The records of 196 consecutive children (143 males and 53 females) with language regression evaluated between 1988 and 1994 by a child neurologist were analyzed at the Department of Neurology, Albert Einstein College of Medicine, Bronx, NY. Patients with a neurodegenerative or metabolic disorder, acquired brain injury, or Rett syndrome were excluded. Mean age at regression, defined as loss of previously acquired language skills, was 21.2 months (SD 10.5), the mean age at first visit was 50.6 months (SD 41.1), and the mean interval between onset and referral was delayed for 34.8 months (SD 38.3). Trigger factors that preceded the onset of language regression were reported in 74 (38%); these were definite in 34 (17%) and possibly related in 40 (20%). They included illness (23%), emotional upset (16%), seizures (3%), and trauma (1%). A history of seizures was present in 15%, but seizures were temporally related to language regression in only 3%. Repeated ear infections were the most frequently reported abnormality in the past history, occurring in 32%. At the time of neurologic examination, autistic spectrum disorder was diagnosed in 93%, and cognitive impairment occurred in 73%, with severe mental retardation in 3%. Hearing was normal in 94%, and mildly impaired in 6%. Stereotypies were noted in 85%, hypotonia in 58%, toe walking in 15%, and oromotor deficits in 11%. Sensorimotor development was normal in 29%. CT/MRI obtained in 75 children was abnormal in only 3 (4%). Chromosomes and metabolic tests were normal in all 47 tested. EEGs showed paroxysmal abnormalities in 4 of 12 (33%) with prolonged video monitoring. At follow-up (mean age 64 months) 39% were nonverbal and an additional 45% showed decreased verbal output. Some recovery occurred in 61% but only one child recovered fully. Improvement was most likely in the 49% who were developmentally normal before language regression was noted. 

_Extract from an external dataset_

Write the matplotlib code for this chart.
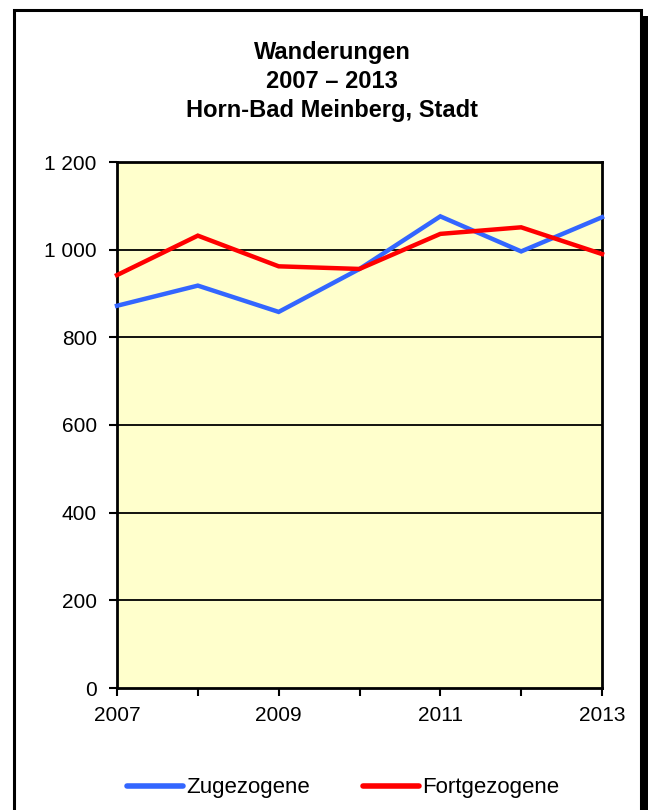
import matplotlib
matplotlib.use("Agg")
import matplotlib.pyplot as plt
from matplotlib.patches import Rectangle

plt.rcParams["font.family"] = ["Liberation Sans", "DejaVu Sans"]

years = [2007, 2008, 2009, 2010, 2011, 2012, 2013]
zugezogene = [872, 918, 858, 956, 1076, 996, 1074]
fortgezogene = [942, 1032, 962, 956, 1036, 1051, 990]
yticks = [0, 200, 400, 600, 800, 1000, 1200]
ytick_labels = ["0", "200", "400", "600", "800", "1 000", "1 200"]
xtick_labels = ["2007", "", "2009", "", "2011", "", "2013"]

W, H = 648, 810
fig = plt.figure(figsize=(W / 100, H / 100), dpi=100)

# outer frame with drop shadow
fig.patches.append(Rectangle((20 / W, -0.05), 640 / W, (H - 16) / H + 0.05,
                             transform=fig.transFigure, facecolor="black",
                             edgecolor="none", zorder=0))
fig.patches.append(Rectangle((14 / W, -0.05), 627 / W, (H - 10) / H + 0.05,
                             transform=fig.transFigure, facecolor="white",
                             edgecolor="black", lw=2.2, zorder=1))

ax = fig.add_axes([117 / W, 1 - 688 / H, 485 / W, 526 / H])
ax.set_zorder(3)
ax.set_facecolor("#FFFFCC")
for y in yticks[1:-1]:
    ax.axhline(y, color="black", lw=1.3, zorder=1)
ax.plot(years, zugezogene, color="#3366FF", lw=3.2, solid_joinstyle="miter",
        label="Zugezogene", zorder=3, clip_on=False)
ax.plot(years, fortgezogene, color="#FF0000", lw=3.2, solid_joinstyle="miter",
        label="Fortgezogene", zorder=4, clip_on=False)

ax.set_xlim(2007, 2013)
ax.set_ylim(0, 1200)
ax.set_xticks(years)
ax.set_xticklabels(xtick_labels)
ax.set_yticks(yticks)
ax.set_yticklabels(ytick_labels)
ax.tick_params(direction="out", length=6, width=1.5, labelsize=15,
               colors="black")
ax.tick_params(axis="x", pad=7)
ax.tick_params(axis="y", pad=8.5)
for s in ax.spines.values():
    s.set_linewidth(2)

for txt, ypx in [("Wanderungen", 52), ("2007 – 2013", 81),
                 ("Horn-Bad Meinberg, Stadt", 110)]:
    fig.text(332 / W, 1 - ypx / H, txt, ha="center", va="center",
             fontsize=17, fontweight="bold")

leg = fig.legend(loc="center", bbox_to_anchor=(343 / W, 1 - 788 / H), ncol=2,
                 frameon=False, fontsize=16, handlelength=2.5,
                 handletextpad=0.15, columnspacing=2.4)
for ln in leg.get_lines():
    ln.set_linewidth(4)
    ln.set_solid_capstyle("round")

fig.savefig("out.png", dpi=100)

COMMENT. This study is similar to a multicenter study of language regression in a different cohort published earlier by the same investigators (see Ped Neur Briefs May 2001;15:37-38) . As in the earlier publication that involved 177 children with early onset language regression, reports of a triggering event, frequently associated autistic symptoms, and the inordinately long delay in referral to a neurologist or language specialist are the most noteworthy findings. In patients with associated autism, one third show language regression between 18 and 24 months of age, and 95% before age 3 years, whereas in the majority of children with an associated epilepsy, as in Landau-Kleffner syndrome (LKS, acquired epileptic aphasia), regression begins after age 3 years . In a 10 year follow-up of children with LKS, children who showed language regression before 5 years of age were most likely to have severe language deficits , and children with LKS or autism who were speaking at 5 years of age had a better prognosis.
The age-dependent characteristics of language regression are important in diagnosis and emphasize the need for early evaluation and treatment intervention. Children who show regression or a plateau in language development before 24 months of age should receive a neurologic examination that includes an electroencephalogram. EEG epileptiform discharges may occur in 16% of routine recordings and in 33% with prolonged video-EEG monitoring. Seizures temporally related to the onset of language regression should be treated with antiepileptic medication (AED). The response to conventional AEDs is variable , and a course of ACTH is more likely to result in remission of both seizures and aphasia. Treatment of LKS with ACTH or corticosteroids has been successful when given early; seizures and EEG epileptiform discharges were controlled within 3 weeks whereas complete remission of the acquired aphasia was delayed up to 8 months . (See Progress in Pediatric Neurology II, PNB Publishers, 1994;pp223-226).